The socialists who have been taking over the Democratic Party lately have a problem—the state and local jurisdictions where they are able to seize power still have to compete with rival jurisdictions that are still relatively friendly to private property and capitalist businesses. The principal targets of egalitarian fury, namely possessors of great wealth, are strongly incentivized to escape from dystopian hell-holes created by socialists to saner locales. Even those who aren’t so clearly targeted as objects of envy suffer from the effects of economic and social decline and are also incentivized to leave.

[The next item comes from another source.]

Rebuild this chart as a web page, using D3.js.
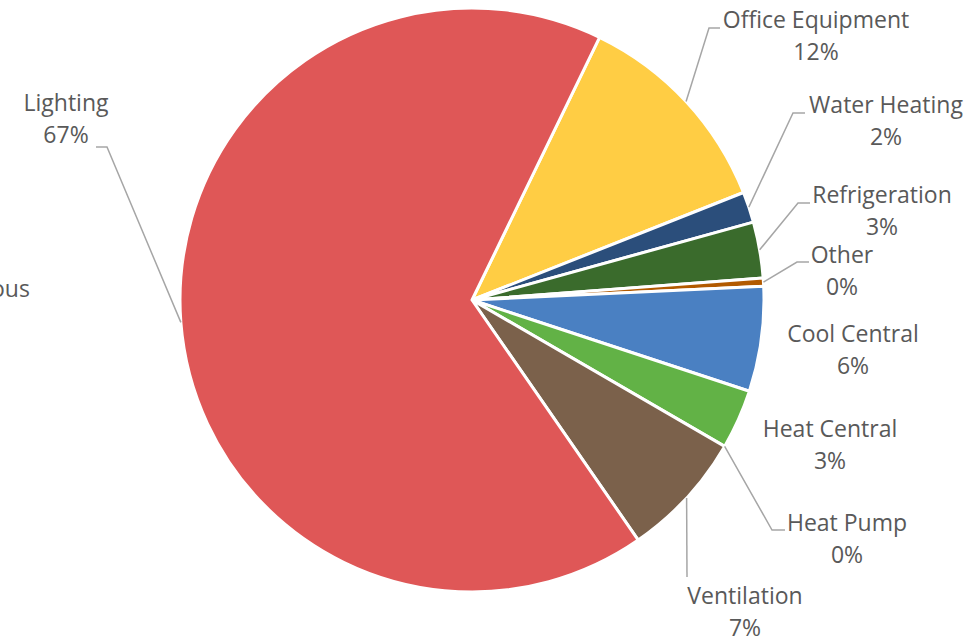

Even worse from a socialist perspective, the US Constitution restricts what a state or local government can do in terms of seizing private property. The owner of any property taken for public use must be compensated, so a local socialist enterprise can’t get around the problem of having to raise capital (and later to cover the inevitable losses associated with socialist production) with the help of government funding. However, a government’s power to tax only applies within its own jurisdiction; rich people aided by clever lawyers can figure out how to break their tax “nexus” to an oppressive jurisdiction in order to shield themselves, their businesses, and most or all of the associated wealth in other, much less extortionate jurisdictions.
Two jurisdictions where mass flight from Democratic misrule is unmistakable are California and New York City, both of which have lately experienced a net emigration of more than 100,000 residents per year. While lower-tax states like Texas and Florida are well-known destinations for such blue state refugees, in the case of New York City even the just slightly-less overgoverned New Jersey has become a magnet for a lot of former New Yorkers—it takes a lot for a true Gothamite to suffer the indignity of making that move.
One of the consequences of such flight is that as the tax base shrinks, the pressure on committed socialist ideologues to extort whatever wealth remains even more rapidly (before it too flees from their grasp) mounts. Likewise, there is also pressure to tax things that have previously been left untaxed and might still be within reach, thus pushing the envelope of whatever forms of soaking the rich are permitted by the US Constitution.